Anagram: add test case with UTF8 characters
Closed this issue · 5 comments
In Go, strings are made of UTF8 runes. Therefore, it is not appropriate to assume strings as just English letters, unless it is explicitly said so in the description.
However, in the exercise Anagram, the test cases only cover English letter strings, although "你好" and "好你" should also be treated as anagrams. This encourages some "clever" solutions using [26]int
to represent a word, which I think is theoretically wrong, as strings are not a collection of English letters.
Perhaps we should add some test cases to this to capture these scenarios. Also some descriptions could be added for corner cases (e.g. how to treat punctuations? etc)

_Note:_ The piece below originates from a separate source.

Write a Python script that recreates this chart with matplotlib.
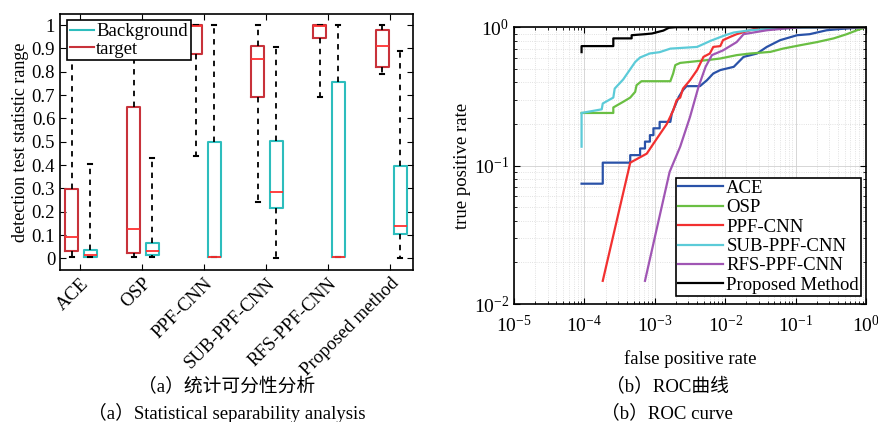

Or we can specify in the description that the input strings only contain English letters. However, in that case, the better type to use would be []byte
instead of string
.
I agree that for Go the test cases should be extended to include an example with runes that use more than one byte (non-english letters). The current example solution in the repo can already handle this correctly so it does not need to be changed.
I don't think it is necessary to change the description.
- The test case will be enough to guide people that wrote some solution that does not handle the non-english letters correctly.
- In most practice exercises the instructions don't cover all the edge cases so I don't think we have to go into explaining what happens for punctuation etc. here. The guideline is usually that you only write as much code as needed to fulfill the mentioned requirements and pass all tests (TDD style).
The difficulty here is that the test cases are produced with the generator and I don't think the generator can handle adding additional test cases currently. There is more investigation needed how we can support this. (I created a separate issue for this.)
Yes! The documentation how to add custom test cases can be found here: https://github.com/exercism/go#tests
@CoderYihaoWang Do you want to add test cases?